--- start MATERIAL ---

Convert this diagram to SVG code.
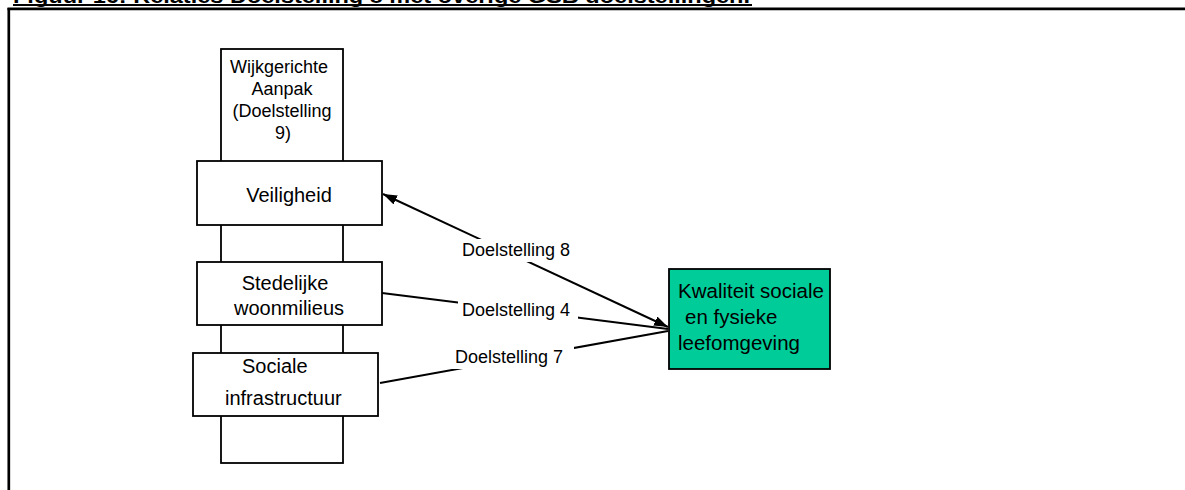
<svg xmlns="http://www.w3.org/2000/svg" width="1185" height="490" viewBox="0 0 1185 490">
<defs>
<style>
.box{fill:#fff;stroke:#000;stroke-width:1.8}
.t{font-family:"Liberation Sans",Arial,sans-serif;fill:#000}
.conn{stroke:#000;stroke-width:2;fill:none}
.lbl{font-family:"Liberation Sans",Arial,sans-serif;font-size:18px;fill:#000}
</style>
<marker id="ah" viewBox="0 0 14 10" refX="14" refY="5" markerWidth="14" markerHeight="10" markerUnits="userSpaceOnUse" orient="auto-start-reverse">
<path d="M0,0 L14,5 L0,10 z" fill="#000"/>
</marker>
</defs>
<rect width="1185" height="490" fill="#fff"/>
<g id="title">
<text class="t" x="13" y="3" font-size="20" font-weight="bold" textLength="737" lengthAdjust="spacingAndGlyphs">Figuur 16: Relaties Doelstelling 8 met overige GSB doelstellingen.</text>
<line x1="13" y1="5" x2="752" y2="5" stroke="#000" stroke-width="2"/>
</g>
<g id="frame">
<line x1="7.5" y1="8.8" x2="1185" y2="8.8" stroke="#000" stroke-width="2.7"/>
<line x1="8.8" y1="8" x2="8.8" y2="490" stroke="#000" stroke-width="2.7"/>
</g>
<g id="wijkgericht">
<rect class="box" x="221" y="49" width="122" height="414"/>
<text class="t" font-size="18" text-anchor="middle"><tspan x="279" y="73">Wijkgerichte</tspan><tspan x="282" y="95">Aanpak</tspan><tspan x="282" y="117">(Doelstelling</tspan><tspan x="283" y="139">9)</tspan></text>
</g>
<g id="veiligheid">
<rect class="box" x="197" y="161" width="185" height="64"/>
<text class="t" font-size="20" x="289" y="201.5" text-anchor="middle">Veiligheid</text>
</g>
<g id="stedelijke">
<rect class="box" x="197" y="262" width="185" height="63"/>
<text class="t" font-size="20" text-anchor="middle"><tspan x="285" y="290">Stedelijke</tspan><tspan x="289" y="315">woonmilieus</tspan></text>
</g>
<g id="sociale">
<rect class="box" x="193" y="353" width="185" height="63"/>
<text class="t" font-size="20"><tspan x="242" y="372.5">Sociale</tspan><tspan x="225" y="405">infrastructuur</tspan></text>
</g>
<g id="kwaliteit">
<rect x="669" y="269" width="161" height="100" fill="#00CC99" stroke="#000" stroke-width="1.8"/>
<text class="t" font-size="20.5"><tspan x="678" y="298">Kwaliteit sociale</tspan><tspan x="685" y="324">en fysieke</tspan><tspan x="678" y="350">leefomgeving</tspan></text>
</g>
<g id="connectors">
<line class="conn" x1="383" y1="194" x2="668" y2="327" marker-start="url(#ah)" marker-end="url(#ah)"/>
<line class="conn" x1="382" y1="293" x2="668" y2="329"/>
<line class="conn" x1="380" y1="383" x2="668" y2="331"/>
<rect x="458" y="239" width="118" height="23" fill="#fff"/>
<rect x="458" y="299" width="120" height="21" fill="#fff"/>
<rect x="452" y="345" width="122" height="24" fill="#fff"/>
<text class="lbl" x="462" y="256">Doelstelling 8</text>
<text class="lbl" x="462" y="316">Doelstelling 4</text>
<text class="lbl" x="455" y="363">Doelstelling 7</text>
</g>
</svg>
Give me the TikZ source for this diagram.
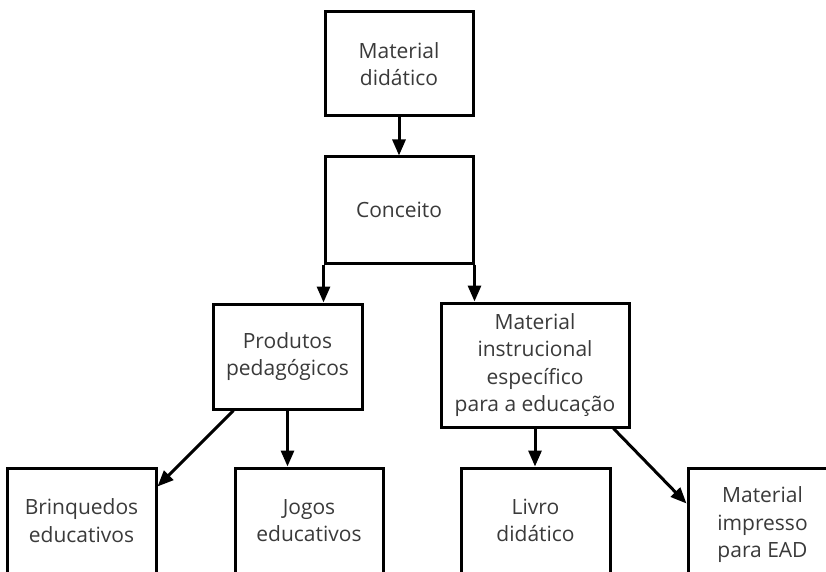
\documentclass[tikz,border=0pt]{standalone}
\usepackage{fontspec}
\setmainfont{Open Sans}
\usetikzlibrary{arrows.meta,calc}
\definecolor{txt}{HTML}{3A3A3A}
\begin{document}
\begin{tikzpicture}[x=1pt,y=-1pt,
  box/.style={draw=black,line width=3pt,fill=white,inner sep=0pt,
    text=txt,align=center,font=\fontsize{21}{27.5}\selectfont},
  link/.style={draw=black,line width=3pt,-{Triangle[length=16pt,width=13pt]}}]
  \fill[white] (0,0) rectangle (826,572);
  \clip (0,0) rectangle (826,572);

  % top levels
  \node[box,minimum width=148pt,minimum height=104pt] (md) at (399,64) {Material\\didático};
  \node[box,minimum width=148pt,minimum height=106pt] (conc) at (399,210) {Conceito};

  % second level
  \node[box,minimum width=149pt,minimum height=105pt] (prod) at (287.5,356.5) {Produtos\\pedagógicos};
  \node[box,minimum width=188pt,minimum height=124pt] (instr) at (535,365) {Material\\instrucional\\específico\\para a educação};

  % bottom level (runs past the page edge)
  \node[box,minimum width=149pt,minimum height=105pt] (brinq) at (81.5,520.5) {Brinquedos\\educativos};
  \node[box,minimum width=148pt,minimum height=105pt] (jogos) at (309,520.5) {Jogos\\educativos};
  \node[box,minimum width=149pt,minimum height=105pt] (livro) at (535.5,520.5) {Livro\\didático};
  \node[box,minimum width=149pt,minimum height=114pt] (impr) at (762.5,525) {Material\\impresso\\para EAD};

  % connectors
  \draw[link] (md.south) -- (conc.north);
  \draw[link] (conc.south west) -- (conc.south west |- prod.north);
  \draw[link] (conc.south east) -- (conc.south east |- instr.north);
  \draw[link] ($(prod.south west)+(22,0)$) -- ($(brinq.north east)+(0,20)$);
  \draw[link] (prod.south) -- (prod.south |- jogos.north);
  \draw[link] (instr.south) -- (instr.south |- livro.north);
  \draw[link] ($(instr.south east)+(-17,0)$) -- ($(impr.north west)+(0,37)$);
\end{tikzpicture}
\end{document}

--- end MATERIAL ---

*WRITTEN EXERCISE*
Leave the images out, please, and restate each line word for word.

*EXERCISE RESULT*
Convert this diagram to SVG code.
<svg xmlns="http://www.w3.org/2000/svg" width="1185" height="490" viewBox="0 0 1185 490">
<defs>
<style>
.box{fill:#fff;stroke:#000;stroke-width:1.8}
.t{font-family:"Liberation Sans",Arial,sans-serif;fill:#000}
.conn{stroke:#000;stroke-width:2;fill:none}
.lbl{font-family:"Liberation Sans",Arial,sans-serif;font-size:18px;fill:#000}
</style>
<marker id="ah" viewBox="0 0 14 10" refX="14" refY="5" markerWidth="14" markerHeight="10" markerUnits="userSpaceOnUse" orient="auto-start-reverse">
<path d="M0,0 L14,5 L0,10 z" fill="#000"/>
</marker>
</defs>
<rect width="1185" height="490" fill="#fff"/>
<g id="title">
<text class="t" x="13" y="3" font-size="20" font-weight="bold" textLength="737" lengthAdjust="spacingAndGlyphs">Figuur 16: Relaties Doelstelling 8 met overige GSB doelstellingen.</text>
<line x1="13" y1="5" x2="752" y2="5" stroke="#000" stroke-width="2"/>
</g>
<g id="frame">
<line x1="7.5" y1="8.8" x2="1185" y2="8.8" stroke="#000" stroke-width="2.7"/>
<line x1="8.8" y1="8" x2="8.8" y2="490" stroke="#000" stroke-width="2.7"/>
</g>
<g id="wijkgericht">
<rect class="box" x="221" y="49" width="122" height="414"/>
<text class="t" font-size="18" text-anchor="middle"><tspan x="279" y="73">Wijkgerichte</tspan><tspan x="282" y="95">Aanpak</tspan><tspan x="282" y="117">(Doelstelling</tspan><tspan x="283" y="139">9)</tspan></text>
</g>
<g id="veiligheid">
<rect class="box" x="197" y="161" width="185" height="64"/>
<text class="t" font-size="20" x="289" y="201.5" text-anchor="middle">Veiligheid</text>
</g>
<g id="stedelijke">
<rect class="box" x="197" y="262" width="185" height="63"/>
<text class="t" font-size="20" text-anchor="middle"><tspan x="285" y="290">Stedelijke</tspan><tspan x="289" y="315">woonmilieus</tspan></text>
</g>
<g id="sociale">
<rect class="box" x="193" y="353" width="185" height="63"/>
<text class="t" font-size="20"><tspan x="242" y="372.5">Sociale</tspan><tspan x="225" y="405">infrastructuur</tspan></text>
</g>
<g id="kwaliteit">
<rect x="669" y="269" width="161" height="100" fill="#00CC99" stroke="#000" stroke-width="1.8"/>
<text class="t" font-size="20.5"><tspan x="678" y="298">Kwaliteit sociale</tspan><tspan x="685" y="324">en fysieke</tspan><tspan x="678" y="350">leefomgeving</tspan></text>
</g>
<g id="connectors">
<line class="conn" x1="383" y1="194" x2="668" y2="327" marker-start="url(#ah)" marker-end="url(#ah)"/>
<line class="conn" x1="382" y1="293" x2="668" y2="329"/>
<line class="conn" x1="380" y1="383" x2="668" y2="331"/>
<rect x="458" y="239" width="118" height="23" fill="#fff"/>
<rect x="458" y="299" width="120" height="21" fill="#fff"/>
<rect x="452" y="345" width="122" height="24" fill="#fff"/>
<text class="lbl" x="462" y="256">Doelstelling 8</text>
<text class="lbl" x="462" y="316">Doelstelling 4</text>
<text class="lbl" x="455" y="363">Doelstelling 7</text>
</g>
</svg>
Give me the TikZ source for this diagram.
\documentclass[tikz,border=0pt]{standalone}
\usepackage{fontspec}
\setmainfont{Open Sans}
\usetikzlibrary{arrows.meta,calc}
\definecolor{txt}{HTML}{3A3A3A}
\begin{document}
\begin{tikzpicture}[x=1pt,y=-1pt,
  box/.style={draw=black,line width=3pt,fill=white,inner sep=0pt,
    text=txt,align=center,font=\fontsize{21}{27.5}\selectfont},
  link/.style={draw=black,line width=3pt,-{Triangle[length=16pt,width=13pt]}}]
  \fill[white] (0,0) rectangle (826,572);
  \clip (0,0) rectangle (826,572);

  % top levels
  \node[box,minimum width=148pt,minimum height=104pt] (md) at (399,64) {Material\\didático};
  \node[box,minimum width=148pt,minimum height=106pt] (conc) at (399,210) {Conceito};

  % second level
  \node[box,minimum width=149pt,minimum height=105pt] (prod) at (287.5,356.5) {Produtos\\pedagógicos};
  \node[box,minimum width=188pt,minimum height=124pt] (instr) at (535,365) {Material\\instrucional\\específico\\para a educação};

  % bottom level (runs past the page edge)
  \node[box,minimum width=149pt,minimum height=105pt] (brinq) at (81.5,520.5) {Brinquedos\\educativos};
  \node[box,minimum width=148pt,minimum height=105pt] (jogos) at (309,520.5) {Jogos\\educativos};
  \node[box,minimum width=149pt,minimum height=105pt] (livro) at (535.5,520.5) {Livro\\didático};
  \node[box,minimum width=149pt,minimum height=114pt] (impr) at (762.5,525) {Material\\impresso\\para EAD};

  % connectors
  \draw[link] (md.south) -- (conc.north);
  \draw[link] (conc.south west) -- (conc.south west |- prod.north);
  \draw[link] (conc.south east) -- (conc.south east |- instr.north);
  \draw[link] ($(prod.south west)+(22,0)$) -- ($(brinq.north east)+(0,20)$);
  \draw[link] (prod.south) -- (prod.south |- jogos.north);
  \draw[link] (instr.south) -- (instr.south |- livro.north);
  \draw[link] ($(instr.south east)+(-17,0)$) -- ($(impr.north west)+(0,37)$);
\end{tikzpicture}
\end{document}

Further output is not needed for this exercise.